On top of that, there is another half a second for communication between Earth's ground stations via fibre optic connections. There is also the refraction of the laser light in the fibre as the data speed is two-thirds of that of light. The total delay, the latency, of the telecommunications connection via GEO satellites is thereby a second.
This is a long time when we realise that a human being is already aware of a delay at more than 0.15 seconds. As a result, synchronous communication such as video conferencing becomes unpleasant due to interruptions of the conversations, especially when more people are talking simultaneously in discussions.
So, what is next? The solution to creating a global network of broadband internet services without delay is to use telecommunication satellites that orbit closer to Earth, the so-called Low Earth Orbit (LEO) satellites. They are not 36,000 kilometres above Earth, but orbit at between 200 and 2,000 km. The computer bit goes up and down faster, so there is much less delay. Depending on the altitude of their orbit, these satellites circle every 24 hours, 12 to 16 times around the Earth. Due to their low and fast orbits, LEO satellites have a fast-moving and small footprint. That is why it takes a lot of satellites for a global network.
The idea of developing such a satellite network was born a long time ago. The first attempt was made by the Iridium consortium. The first telecommunications service was launched in 1998. The aim was to build a network of 77 satellites. But within a month of the festive start, Iridium went bankrupt and U.S.$5 billion (AU$7.3 billion) had been lost.

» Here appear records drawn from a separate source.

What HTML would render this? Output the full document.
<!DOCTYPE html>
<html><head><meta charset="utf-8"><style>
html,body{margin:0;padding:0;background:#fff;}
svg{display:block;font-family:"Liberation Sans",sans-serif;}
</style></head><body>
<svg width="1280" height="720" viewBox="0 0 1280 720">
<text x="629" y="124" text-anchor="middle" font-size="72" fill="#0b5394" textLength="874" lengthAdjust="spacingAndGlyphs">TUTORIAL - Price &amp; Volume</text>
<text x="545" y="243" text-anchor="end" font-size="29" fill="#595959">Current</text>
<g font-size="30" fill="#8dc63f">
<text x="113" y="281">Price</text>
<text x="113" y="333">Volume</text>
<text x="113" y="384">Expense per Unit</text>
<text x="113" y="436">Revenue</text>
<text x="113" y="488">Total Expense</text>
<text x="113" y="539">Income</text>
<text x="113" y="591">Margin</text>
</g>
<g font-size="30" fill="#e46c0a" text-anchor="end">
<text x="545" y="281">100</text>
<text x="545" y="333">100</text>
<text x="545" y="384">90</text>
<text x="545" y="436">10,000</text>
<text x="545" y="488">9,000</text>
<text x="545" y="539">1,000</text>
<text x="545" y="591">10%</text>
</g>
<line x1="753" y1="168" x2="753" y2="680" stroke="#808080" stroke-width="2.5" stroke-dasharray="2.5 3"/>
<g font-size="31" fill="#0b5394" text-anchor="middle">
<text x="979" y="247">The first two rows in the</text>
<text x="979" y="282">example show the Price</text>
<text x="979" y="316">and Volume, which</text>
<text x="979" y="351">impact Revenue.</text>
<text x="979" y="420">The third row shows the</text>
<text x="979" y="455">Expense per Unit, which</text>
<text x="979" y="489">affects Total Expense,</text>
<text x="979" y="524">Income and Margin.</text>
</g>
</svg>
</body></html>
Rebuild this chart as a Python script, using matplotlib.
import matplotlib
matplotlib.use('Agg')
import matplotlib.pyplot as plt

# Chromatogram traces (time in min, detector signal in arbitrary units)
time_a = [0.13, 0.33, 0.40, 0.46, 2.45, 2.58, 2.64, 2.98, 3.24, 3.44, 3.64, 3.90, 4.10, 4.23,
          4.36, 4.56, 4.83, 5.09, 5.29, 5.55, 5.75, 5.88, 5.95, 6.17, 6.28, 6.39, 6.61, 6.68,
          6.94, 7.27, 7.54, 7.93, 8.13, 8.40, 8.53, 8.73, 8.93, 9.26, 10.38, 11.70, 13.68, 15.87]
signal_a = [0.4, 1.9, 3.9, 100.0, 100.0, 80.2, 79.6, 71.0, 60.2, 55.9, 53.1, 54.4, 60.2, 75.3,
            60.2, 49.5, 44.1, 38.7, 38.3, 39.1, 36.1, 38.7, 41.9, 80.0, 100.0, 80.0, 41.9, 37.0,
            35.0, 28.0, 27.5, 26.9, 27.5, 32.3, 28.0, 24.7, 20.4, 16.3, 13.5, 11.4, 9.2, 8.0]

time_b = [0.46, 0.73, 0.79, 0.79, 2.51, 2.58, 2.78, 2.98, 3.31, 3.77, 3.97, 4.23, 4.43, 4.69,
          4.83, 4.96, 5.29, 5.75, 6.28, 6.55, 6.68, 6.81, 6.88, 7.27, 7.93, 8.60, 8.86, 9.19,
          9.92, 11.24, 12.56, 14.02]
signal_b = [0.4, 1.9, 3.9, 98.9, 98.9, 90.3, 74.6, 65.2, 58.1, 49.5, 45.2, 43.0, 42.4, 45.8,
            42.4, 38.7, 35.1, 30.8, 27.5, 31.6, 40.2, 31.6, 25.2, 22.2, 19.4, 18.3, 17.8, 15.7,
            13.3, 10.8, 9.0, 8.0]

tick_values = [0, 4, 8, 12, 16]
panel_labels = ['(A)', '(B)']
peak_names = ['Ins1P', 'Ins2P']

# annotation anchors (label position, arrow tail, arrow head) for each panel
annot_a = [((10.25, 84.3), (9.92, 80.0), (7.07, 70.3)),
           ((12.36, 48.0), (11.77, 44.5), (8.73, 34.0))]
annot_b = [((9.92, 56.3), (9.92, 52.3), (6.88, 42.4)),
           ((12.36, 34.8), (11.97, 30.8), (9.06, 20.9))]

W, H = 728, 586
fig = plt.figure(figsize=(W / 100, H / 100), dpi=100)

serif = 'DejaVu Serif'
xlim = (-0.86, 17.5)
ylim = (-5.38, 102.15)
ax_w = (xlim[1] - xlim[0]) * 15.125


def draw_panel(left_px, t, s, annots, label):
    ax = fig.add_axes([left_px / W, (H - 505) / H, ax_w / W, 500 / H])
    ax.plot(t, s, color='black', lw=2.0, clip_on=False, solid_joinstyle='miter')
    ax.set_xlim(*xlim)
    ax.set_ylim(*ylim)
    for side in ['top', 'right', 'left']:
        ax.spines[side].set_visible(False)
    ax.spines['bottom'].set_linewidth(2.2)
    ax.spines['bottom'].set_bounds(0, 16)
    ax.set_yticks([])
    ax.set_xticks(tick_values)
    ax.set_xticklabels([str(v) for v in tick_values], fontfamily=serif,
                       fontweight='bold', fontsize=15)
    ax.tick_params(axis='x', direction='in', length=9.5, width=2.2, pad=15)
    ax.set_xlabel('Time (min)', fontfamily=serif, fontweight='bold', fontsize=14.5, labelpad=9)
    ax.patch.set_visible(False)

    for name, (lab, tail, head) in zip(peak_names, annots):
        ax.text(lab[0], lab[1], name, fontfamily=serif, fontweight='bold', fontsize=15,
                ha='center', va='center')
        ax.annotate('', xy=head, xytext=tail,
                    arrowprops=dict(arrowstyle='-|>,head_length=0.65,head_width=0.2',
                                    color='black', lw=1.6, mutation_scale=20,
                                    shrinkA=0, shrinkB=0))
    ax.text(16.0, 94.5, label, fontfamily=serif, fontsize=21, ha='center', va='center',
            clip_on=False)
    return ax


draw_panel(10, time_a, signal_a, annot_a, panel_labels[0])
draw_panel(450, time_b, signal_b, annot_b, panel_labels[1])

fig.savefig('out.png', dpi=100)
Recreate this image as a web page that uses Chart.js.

Iridium collapsed because of problems with the financing of the venture. Other problems included poor quality of the indoor reception, the bulky user devices and the overall mismanagement of the project. Iridium has restarted and last year the last of the 66 satellites was launched. This revised satellite network now provides telecommunications services in remote places for the business market such as the oil industry, aviation and defence. So real niche markets, not a consumer market.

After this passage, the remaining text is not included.